** start of Supplied data **
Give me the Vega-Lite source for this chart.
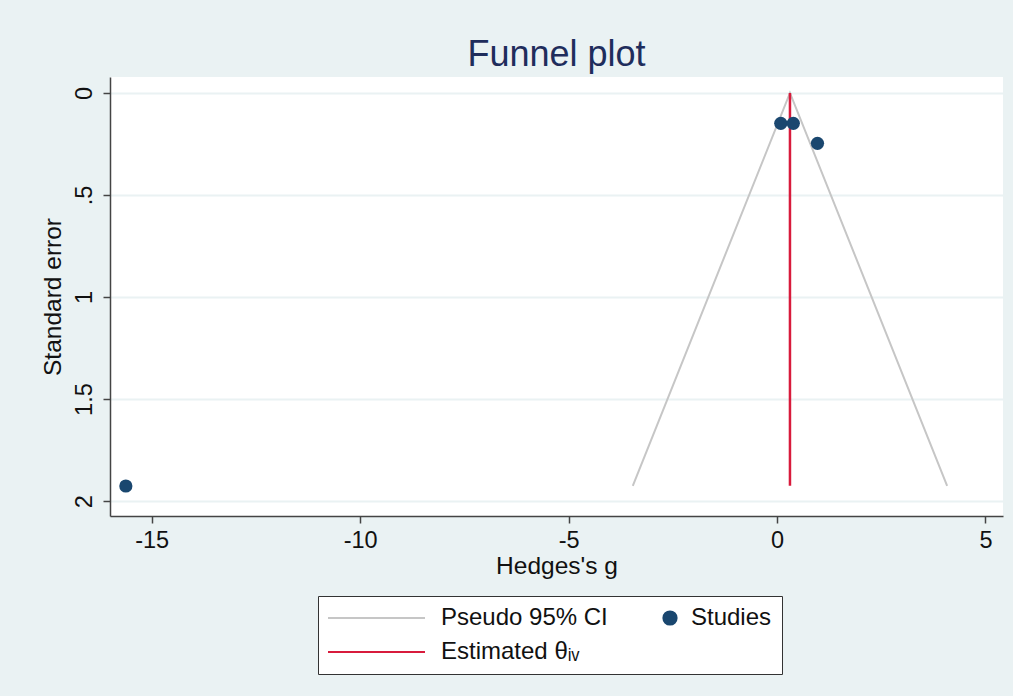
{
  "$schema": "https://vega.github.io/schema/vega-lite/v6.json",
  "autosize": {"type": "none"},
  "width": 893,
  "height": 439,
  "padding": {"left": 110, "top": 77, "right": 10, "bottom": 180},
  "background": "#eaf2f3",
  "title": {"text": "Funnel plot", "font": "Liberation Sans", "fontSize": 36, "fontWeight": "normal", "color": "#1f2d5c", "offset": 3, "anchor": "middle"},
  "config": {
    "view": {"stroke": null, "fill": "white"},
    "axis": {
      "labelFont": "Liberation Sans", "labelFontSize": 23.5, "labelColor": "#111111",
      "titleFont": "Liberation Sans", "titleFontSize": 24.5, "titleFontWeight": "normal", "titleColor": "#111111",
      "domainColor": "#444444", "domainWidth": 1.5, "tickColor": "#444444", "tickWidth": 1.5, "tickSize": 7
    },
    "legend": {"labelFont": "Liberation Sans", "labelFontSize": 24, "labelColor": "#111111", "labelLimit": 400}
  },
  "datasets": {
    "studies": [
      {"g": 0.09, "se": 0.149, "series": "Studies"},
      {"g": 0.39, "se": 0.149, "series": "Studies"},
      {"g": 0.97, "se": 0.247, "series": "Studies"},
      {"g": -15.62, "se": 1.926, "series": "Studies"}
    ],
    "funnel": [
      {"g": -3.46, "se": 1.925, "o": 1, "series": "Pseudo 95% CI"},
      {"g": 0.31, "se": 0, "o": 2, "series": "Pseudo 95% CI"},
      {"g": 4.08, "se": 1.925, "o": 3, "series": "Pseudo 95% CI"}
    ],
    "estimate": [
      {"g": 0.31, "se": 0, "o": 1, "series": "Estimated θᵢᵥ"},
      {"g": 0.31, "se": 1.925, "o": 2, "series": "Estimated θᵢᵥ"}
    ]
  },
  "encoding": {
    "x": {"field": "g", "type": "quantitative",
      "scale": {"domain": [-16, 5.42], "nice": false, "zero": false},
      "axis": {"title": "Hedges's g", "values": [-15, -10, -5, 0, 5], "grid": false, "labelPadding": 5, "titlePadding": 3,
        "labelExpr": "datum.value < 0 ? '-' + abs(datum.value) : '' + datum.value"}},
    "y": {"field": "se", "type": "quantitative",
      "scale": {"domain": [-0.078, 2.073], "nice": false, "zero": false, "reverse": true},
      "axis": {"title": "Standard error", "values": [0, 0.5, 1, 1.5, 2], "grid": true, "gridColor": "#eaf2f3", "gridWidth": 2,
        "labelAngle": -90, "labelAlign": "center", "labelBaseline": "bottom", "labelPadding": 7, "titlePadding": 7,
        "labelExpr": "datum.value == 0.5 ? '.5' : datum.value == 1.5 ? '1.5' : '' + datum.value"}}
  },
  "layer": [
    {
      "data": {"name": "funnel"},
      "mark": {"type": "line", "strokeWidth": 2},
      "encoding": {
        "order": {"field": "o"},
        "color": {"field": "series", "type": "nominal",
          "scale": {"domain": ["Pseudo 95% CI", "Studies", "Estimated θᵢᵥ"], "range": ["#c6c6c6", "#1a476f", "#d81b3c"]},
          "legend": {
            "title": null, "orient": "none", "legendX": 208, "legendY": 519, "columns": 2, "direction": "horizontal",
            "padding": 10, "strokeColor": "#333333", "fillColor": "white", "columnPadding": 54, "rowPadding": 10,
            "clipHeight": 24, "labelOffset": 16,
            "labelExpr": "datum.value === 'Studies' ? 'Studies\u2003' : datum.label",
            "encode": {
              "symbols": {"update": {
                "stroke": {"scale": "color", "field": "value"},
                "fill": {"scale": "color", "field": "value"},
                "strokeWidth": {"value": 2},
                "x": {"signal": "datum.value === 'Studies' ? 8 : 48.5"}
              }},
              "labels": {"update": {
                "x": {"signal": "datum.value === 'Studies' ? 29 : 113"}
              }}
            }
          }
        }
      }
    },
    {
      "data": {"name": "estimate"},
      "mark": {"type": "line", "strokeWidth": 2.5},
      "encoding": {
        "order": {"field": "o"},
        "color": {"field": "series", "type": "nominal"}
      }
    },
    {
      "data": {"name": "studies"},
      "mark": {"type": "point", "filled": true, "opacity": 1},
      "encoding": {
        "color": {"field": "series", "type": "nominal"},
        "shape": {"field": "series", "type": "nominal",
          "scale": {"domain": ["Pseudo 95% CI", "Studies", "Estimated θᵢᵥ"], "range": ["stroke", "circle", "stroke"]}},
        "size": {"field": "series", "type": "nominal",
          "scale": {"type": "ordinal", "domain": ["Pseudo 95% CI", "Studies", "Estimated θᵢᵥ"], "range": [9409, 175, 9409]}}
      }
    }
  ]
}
** end of Supplied data **
Copy out the listing exactly as it stands, but not the pictures.

◆ Full solution:
Give me the Vega-Lite source for this chart.
{
  "$schema": "https://vega.github.io/schema/vega-lite/v6.json",
  "autosize": {"type": "none"},
  "width": 893,
  "height": 439,
  "padding": {"left": 110, "top": 77, "right": 10, "bottom": 180},
  "background": "#eaf2f3",
  "title": {"text": "Funnel plot", "font": "Liberation Sans", "fontSize": 36, "fontWeight": "normal", "color": "#1f2d5c", "offset": 3, "anchor": "middle"},
  "config": {
    "view": {"stroke": null, "fill": "white"},
    "axis": {
      "labelFont": "Liberation Sans", "labelFontSize": 23.5, "labelColor": "#111111",
      "titleFont": "Liberation Sans", "titleFontSize": 24.5, "titleFontWeight": "normal", "titleColor": "#111111",
      "domainColor": "#444444", "domainWidth": 1.5, "tickColor": "#444444", "tickWidth": 1.5, "tickSize": 7
    },
    "legend": {"labelFont": "Liberation Sans", "labelFontSize": 24, "labelColor": "#111111", "labelLimit": 400}
  },
  "datasets": {
    "studies": [
      {"g": 0.09, "se": 0.149, "series": "Studies"},
      {"g": 0.39, "se": 0.149, "series": "Studies"},
      {"g": 0.97, "se": 0.247, "series": "Studies"},
      {"g": -15.62, "se": 1.926, "series": "Studies"}
    ],
    "funnel": [
      {"g": -3.46, "se": 1.925, "o": 1, "series": "Pseudo 95% CI"},
      {"g": 0.31, "se": 0, "o": 2, "series": "Pseudo 95% CI"},
      {"g": 4.08, "se": 1.925, "o": 3, "series": "Pseudo 95% CI"}
    ],
    "estimate": [
      {"g": 0.31, "se": 0, "o": 1, "series": "Estimated θᵢᵥ"},
      {"g": 0.31, "se": 1.925, "o": 2, "series": "Estimated θᵢᵥ"}
    ]
  },
  "encoding": {
    "x": {"field": "g", "type": "quantitative",
      "scale": {"domain": [-16, 5.42], "nice": false, "zero": false},
      "axis": {"title": "Hedges's g", "values": [-15, -10, -5, 0, 5], "grid": false, "labelPadding": 5, "titlePadding": 3,
        "labelExpr": "datum.value < 0 ? '-' + abs(datum.value) : '' + datum.value"}},
    "y": {"field": "se", "type": "quantitative",
      "scale": {"domain": [-0.078, 2.073], "nice": false, "zero": false, "reverse": true},
      "axis": {"title": "Standard error", "values": [0, 0.5, 1, 1.5, 2], "grid": true, "gridColor": "#eaf2f3", "gridWidth": 2,
        "labelAngle": -90, "labelAlign": "center", "labelBaseline": "bottom", "labelPadding": 7, "titlePadding": 7,
        "labelExpr": "datum.value == 0.5 ? '.5' : datum.value == 1.5 ? '1.5' : '' + datum.value"}}
  },
  "layer": [
    {
      "data": {"name": "funnel"},
      "mark": {"type": "line", "strokeWidth": 2},
      "encoding": {
        "order": {"field": "o"},
        "color": {"field": "series", "type": "nominal",
          "scale": {"domain": ["Pseudo 95% CI", "Studies", "Estimated θᵢᵥ"], "range": ["#c6c6c6", "#1a476f", "#d81b3c"]},
          "legend": {
            "title": null, "orient": "none", "legendX": 208, "legendY": 519, "columns": 2, "direction": "horizontal",
            "padding": 10, "strokeColor": "#333333", "fillColor": "white", "columnPadding": 54, "rowPadding": 10,
            "clipHeight": 24, "labelOffset": 16,
            "labelExpr": "datum.value === 'Studies' ? 'Studies\u2003' : datum.label",
            "encode": {
              "symbols": {"update": {
                "stroke": {"scale": "color", "field": "value"},
                "fill": {"scale": "color", "field": "value"},
                "strokeWidth": {"value": 2},
                "x": {"signal": "datum.value === 'Studies' ? 8 : 48.5"}
              }},
              "labels": {"update": {
                "x": {"signal": "datum.value === 'Studies' ? 29 : 113"}
              }}
            }
          }
        }
      }
    },
    {
      "data": {"name": "estimate"},
      "mark": {"type": "line", "strokeWidth": 2.5},
      "encoding": {
        "order": {"field": "o"},
        "color": {"field": "series", "type": "nominal"}
      }
    },
    {
      "data": {"name": "studies"},
      "mark": {"type": "point", "filled": true, "opacity": 1},
      "encoding": {
        "color": {"field": "series", "type": "nominal"},
        "shape": {"field": "series", "type": "nominal",
          "scale": {"domain": ["Pseudo 95% CI", "Studies", "Estimated θᵢᵥ"], "range": ["stroke", "circle", "stroke"]}},
        "size": {"field": "series", "type": "nominal",
          "scale": {"type": "ordinal", "domain": ["Pseudo 95% CI", "Studies", "Estimated θᵢᵥ"], "range": [9409, 175, 9409]}}
      }
    }
  ]
}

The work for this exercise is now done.